— START —
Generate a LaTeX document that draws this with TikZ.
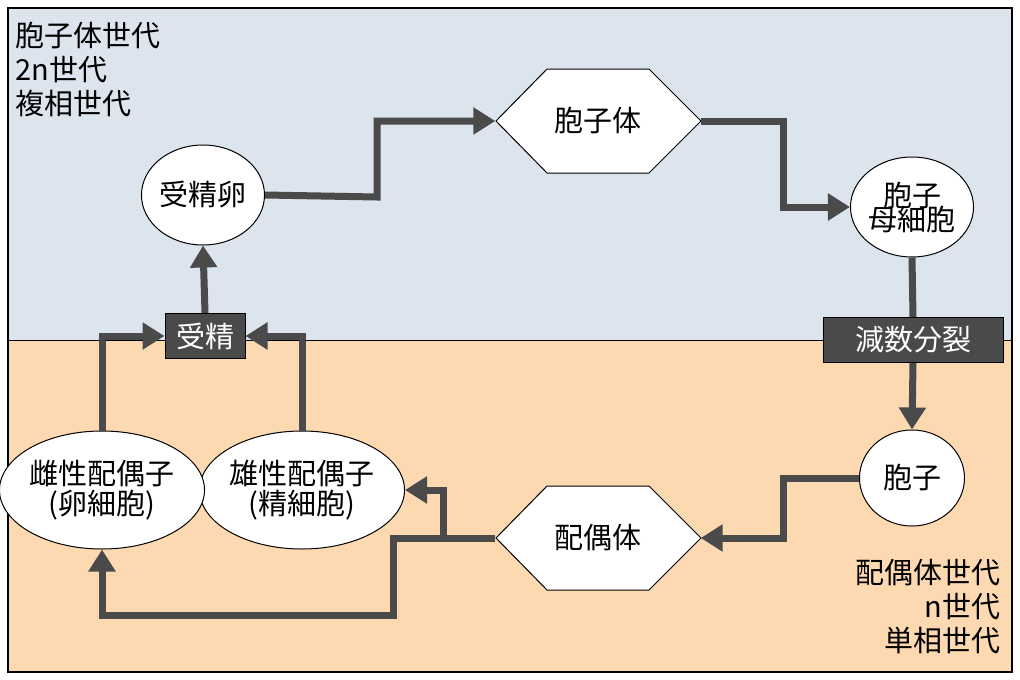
\documentclass[tikz,border=0pt]{standalone}
\usepackage{fontspec}
\setmainfont{Noto Sans CJK JP}
\usetikzlibrary{arrows.meta,shapes.geometric}
\definecolor{topbg}{HTML}{DCE4EE}
\definecolor{botbg}{HTML}{FDD9B2}
\definecolor{dk}{HTML}{4A4A4A}
\begin{document}
\begin{tikzpicture}[x=1pt,y=-1pt,
  every node/.style={font=\fontsize{29}{32}\selectfont},
  cell/.style={ellipse,draw=black,fill=white,line width=1pt,inner sep=0pt,align=center},
  box/.style={draw=black,fill=dk,text=white,line width=1pt,inner sep=0pt},
  hexn/.style={minimum width=205pt,minimum height=104pt,inner sep=0pt},
  conn/.style={draw=dk,line width=7pt,-{Triangle[length=22pt,width=26pt]}},
  plain/.style={draw=dk,line width=7pt}]
\useasboundingbox (0,0) rectangle (1020,680);
\fill[topbg] (8,8) rectangle (1012,340);
\fill[botbg] (8,340) rectangle (1012,672);
\draw[line width=1pt] (8,340) -- (1012,340);
\draw[line width=1.2pt] (8,8) rectangle (1012,672);
% nodes
\node[cell,minimum width=105pt,minimum height=100pt] (zyg) at (203,195) {受精卵};
\draw[line width=1pt,fill=white] (496,121) -- (547,69) -- (649,69) -- (701,121) -- (649,173) -- (547,173) -- cycle;
\node[hexn] (spo) at (598,121) {胞子体};
\node[cell,minimum width=105pt,minimum height=100pt] (smc) at (912,207) {胞子\\[-8pt]母細胞};
\node[box,minimum width=180pt,minimum height=45pt] (mei) at (913,340) {減数分裂};
\node[cell,minimum width=105pt,minimum height=96pt] (spr) at (912,478) {胞子};
\draw[line width=1pt,fill=white] (496,538) -- (547,486) -- (649,486) -- (701,538) -- (649,590) -- (547,590) -- cycle;
\node[hexn] (gam) at (598,538) {配偶体};
\node[cell,minimum width=178pt,minimum height=118pt] (male) at (302,490) {雄性配偶子\\[-2pt](精細胞)};
\node[cell,minimum width=178pt,minimum height=118pt] (fem) at (102,490) {雌性配偶子\\[-2pt](卵細胞)};
\node[box,minimum width=80pt,minimum height=45pt] (fer) at (205,336) {受精};
% labels
\node[anchor=west,align=left] (lt) at (12,69) {胞子体世代\\[2pt]2n世代\\[2pt]複相世代};
\node[anchor=east,align=right] (lb) at (1004,607) {配偶体世代\\[2pt]n世代\\[2pt]単相世代};
% connectors
\coordinate (a1) at (377,197); \coordinate (a2) at (377,121);
\draw[conn] (zyg.east) -- (a1) -- (a2) -- (spo.west);
\coordinate (b1) at (783,121); \coordinate (b2) at (783,207);
\draw[conn] (spo.east) -- (b1) -- (b2) -- (smc.west);
\draw[plain] (smc.south) -- (mei.north);
\draw[conn] (mei.south) -- (spr.north);
\coordinate (c1) at (783,478); \coordinate (c2) at (783,538);
\draw[conn] (spr.west) -- (c1) -- (c2) -- (gam.east);
\coordinate (d1) at (443,538); \coordinate (d2) at (443,490);
\draw[conn] (gam.west) -- (d1) -- (d2) -- (male.east);
\coordinate (e1) at (393,538); \coordinate (e2) at (393,615); \coordinate (e3) at (102,615);
\draw[conn] (d1) -- (e1) -- (e2) -- (e3) -- (fem.south);
\coordinate (f1) at (102,336);
\draw[conn] (fem.north) -- (f1) -- (fer.west);
\coordinate (g1) at (302,336);
\draw[conn] (male.north) -- (g1) -- (fer.east);
\draw[conn] (fer.north) -- (zyg.south);
\end{tikzpicture}
\end{document}
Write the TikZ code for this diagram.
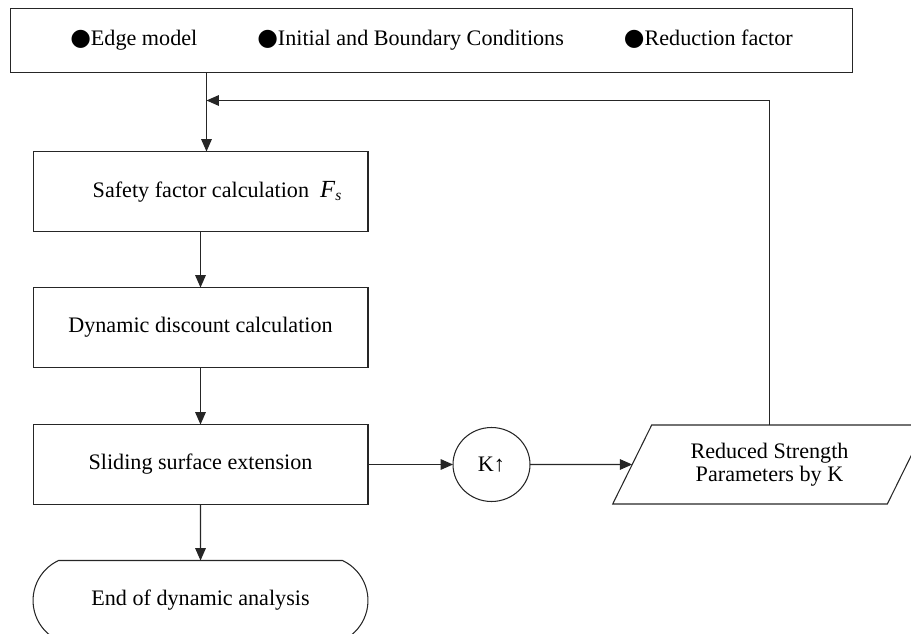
— END —
§ **What the exercise asks**
Reproduce the entries above word for word. Pictures stay out.

§ **Response to the task**
Generate a LaTeX document that draws this with TikZ.
\documentclass[tikz,border=0pt]{standalone}
\usepackage{fontspec}
\setmainfont{Noto Sans CJK JP}
\usetikzlibrary{arrows.meta,shapes.geometric}
\definecolor{topbg}{HTML}{DCE4EE}
\definecolor{botbg}{HTML}{FDD9B2}
\definecolor{dk}{HTML}{4A4A4A}
\begin{document}
\begin{tikzpicture}[x=1pt,y=-1pt,
  every node/.style={font=\fontsize{29}{32}\selectfont},
  cell/.style={ellipse,draw=black,fill=white,line width=1pt,inner sep=0pt,align=center},
  box/.style={draw=black,fill=dk,text=white,line width=1pt,inner sep=0pt},
  hexn/.style={minimum width=205pt,minimum height=104pt,inner sep=0pt},
  conn/.style={draw=dk,line width=7pt,-{Triangle[length=22pt,width=26pt]}},
  plain/.style={draw=dk,line width=7pt}]
\useasboundingbox (0,0) rectangle (1020,680);
\fill[topbg] (8,8) rectangle (1012,340);
\fill[botbg] (8,340) rectangle (1012,672);
\draw[line width=1pt] (8,340) -- (1012,340);
\draw[line width=1.2pt] (8,8) rectangle (1012,672);
% nodes
\node[cell,minimum width=105pt,minimum height=100pt] (zyg) at (203,195) {受精卵};
\draw[line width=1pt,fill=white] (496,121) -- (547,69) -- (649,69) -- (701,121) -- (649,173) -- (547,173) -- cycle;
\node[hexn] (spo) at (598,121) {胞子体};
\node[cell,minimum width=105pt,minimum height=100pt] (smc) at (912,207) {胞子\\[-8pt]母細胞};
\node[box,minimum width=180pt,minimum height=45pt] (mei) at (913,340) {減数分裂};
\node[cell,minimum width=105pt,minimum height=96pt] (spr) at (912,478) {胞子};
\draw[line width=1pt,fill=white] (496,538) -- (547,486) -- (649,486) -- (701,538) -- (649,590) -- (547,590) -- cycle;
\node[hexn] (gam) at (598,538) {配偶体};
\node[cell,minimum width=178pt,minimum height=118pt] (male) at (302,490) {雄性配偶子\\[-2pt](精細胞)};
\node[cell,minimum width=178pt,minimum height=118pt] (fem) at (102,490) {雌性配偶子\\[-2pt](卵細胞)};
\node[box,minimum width=80pt,minimum height=45pt] (fer) at (205,336) {受精};
% labels
\node[anchor=west,align=left] (lt) at (12,69) {胞子体世代\\[2pt]2n世代\\[2pt]複相世代};
\node[anchor=east,align=right] (lb) at (1004,607) {配偶体世代\\[2pt]n世代\\[2pt]単相世代};
% connectors
\coordinate (a1) at (377,197); \coordinate (a2) at (377,121);
\draw[conn] (zyg.east) -- (a1) -- (a2) -- (spo.west);
\coordinate (b1) at (783,121); \coordinate (b2) at (783,207);
\draw[conn] (spo.east) -- (b1) -- (b2) -- (smc.west);
\draw[plain] (smc.south) -- (mei.north);
\draw[conn] (mei.south) -- (spr.north);
\coordinate (c1) at (783,478); \coordinate (c2) at (783,538);
\draw[conn] (spr.west) -- (c1) -- (c2) -- (gam.east);
\coordinate (d1) at (443,538); \coordinate (d2) at (443,490);
\draw[conn] (gam.west) -- (d1) -- (d2) -- (male.east);
\coordinate (e1) at (393,538); \coordinate (e2) at (393,615); \coordinate (e3) at (102,615);
\draw[conn] (d1) -- (e1) -- (e2) -- (e3) -- (fem.south);
\coordinate (f1) at (102,336);
\draw[conn] (fem.north) -- (f1) -- (fer.west);
\coordinate (g1) at (302,336);
\draw[conn] (male.north) -- (g1) -- (fer.east);
\draw[conn] (fer.north) -- (zyg.south);
\end{tikzpicture}
\end{document}
Write the TikZ code for this diagram.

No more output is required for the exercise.